:: DIRECTION ::
Across the entries, how many lines have the string "this" in them? Reply with only a number.

— Start of DATASET ENTRIES —

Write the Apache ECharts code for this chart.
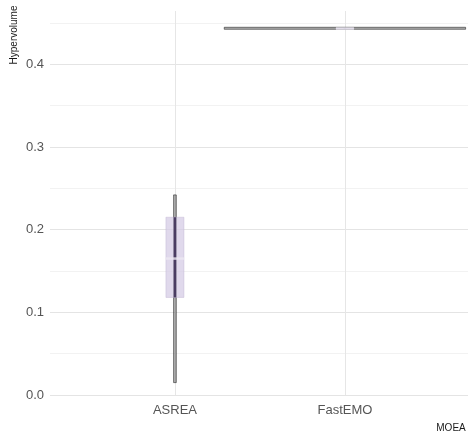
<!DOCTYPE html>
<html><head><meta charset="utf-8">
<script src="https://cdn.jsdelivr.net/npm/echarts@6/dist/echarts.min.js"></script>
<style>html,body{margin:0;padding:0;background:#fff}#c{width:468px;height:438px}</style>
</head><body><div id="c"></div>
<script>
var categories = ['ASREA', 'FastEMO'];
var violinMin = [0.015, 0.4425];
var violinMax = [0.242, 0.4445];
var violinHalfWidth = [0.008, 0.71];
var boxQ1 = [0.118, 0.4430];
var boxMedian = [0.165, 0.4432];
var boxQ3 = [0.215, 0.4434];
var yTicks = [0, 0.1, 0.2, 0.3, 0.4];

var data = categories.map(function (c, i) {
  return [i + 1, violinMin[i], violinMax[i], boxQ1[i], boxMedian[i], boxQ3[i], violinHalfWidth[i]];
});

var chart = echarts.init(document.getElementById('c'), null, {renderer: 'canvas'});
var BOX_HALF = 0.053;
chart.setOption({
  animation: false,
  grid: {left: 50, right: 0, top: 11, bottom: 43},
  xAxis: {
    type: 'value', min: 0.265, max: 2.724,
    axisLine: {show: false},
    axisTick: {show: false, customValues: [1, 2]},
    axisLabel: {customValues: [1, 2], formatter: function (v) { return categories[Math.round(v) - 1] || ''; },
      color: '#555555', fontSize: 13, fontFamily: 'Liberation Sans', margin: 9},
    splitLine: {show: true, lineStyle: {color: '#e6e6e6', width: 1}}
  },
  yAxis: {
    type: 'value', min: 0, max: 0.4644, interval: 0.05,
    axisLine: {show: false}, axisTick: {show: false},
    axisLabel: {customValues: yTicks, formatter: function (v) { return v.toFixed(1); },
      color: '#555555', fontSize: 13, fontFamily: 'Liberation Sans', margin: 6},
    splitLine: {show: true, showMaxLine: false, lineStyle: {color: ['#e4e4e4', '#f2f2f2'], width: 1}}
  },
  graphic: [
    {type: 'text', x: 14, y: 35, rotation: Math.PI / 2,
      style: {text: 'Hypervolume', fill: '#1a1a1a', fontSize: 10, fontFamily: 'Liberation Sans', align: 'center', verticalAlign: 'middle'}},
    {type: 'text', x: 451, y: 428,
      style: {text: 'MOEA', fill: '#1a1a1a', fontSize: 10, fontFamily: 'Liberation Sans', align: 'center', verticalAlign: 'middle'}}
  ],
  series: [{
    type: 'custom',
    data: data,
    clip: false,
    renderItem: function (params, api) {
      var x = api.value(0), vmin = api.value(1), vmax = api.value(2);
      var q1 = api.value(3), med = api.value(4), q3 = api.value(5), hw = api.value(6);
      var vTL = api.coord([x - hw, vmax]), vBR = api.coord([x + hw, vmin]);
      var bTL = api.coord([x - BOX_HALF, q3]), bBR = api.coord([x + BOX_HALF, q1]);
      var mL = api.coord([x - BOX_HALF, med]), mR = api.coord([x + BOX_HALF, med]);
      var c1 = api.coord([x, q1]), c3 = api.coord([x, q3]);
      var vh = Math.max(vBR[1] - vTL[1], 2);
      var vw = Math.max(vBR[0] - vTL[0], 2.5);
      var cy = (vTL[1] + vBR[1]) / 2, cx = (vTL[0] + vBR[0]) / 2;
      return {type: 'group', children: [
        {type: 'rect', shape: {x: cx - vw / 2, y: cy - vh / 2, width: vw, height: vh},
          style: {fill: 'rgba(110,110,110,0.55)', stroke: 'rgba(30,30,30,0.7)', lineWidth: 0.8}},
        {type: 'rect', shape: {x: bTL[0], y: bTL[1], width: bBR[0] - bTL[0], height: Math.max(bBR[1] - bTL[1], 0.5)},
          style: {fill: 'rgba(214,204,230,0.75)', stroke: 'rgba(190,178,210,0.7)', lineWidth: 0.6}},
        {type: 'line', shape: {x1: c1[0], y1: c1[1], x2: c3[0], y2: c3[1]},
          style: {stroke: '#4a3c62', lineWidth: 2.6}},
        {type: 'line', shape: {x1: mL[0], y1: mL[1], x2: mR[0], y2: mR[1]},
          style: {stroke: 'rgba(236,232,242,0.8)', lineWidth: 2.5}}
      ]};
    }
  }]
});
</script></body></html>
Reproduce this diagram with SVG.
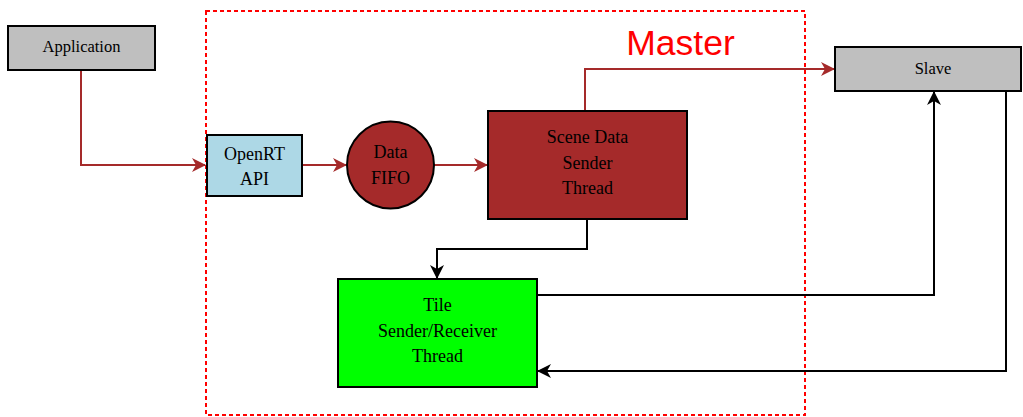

— End of DATASET ENTRIES —

:: TASK SOLUTION ::
2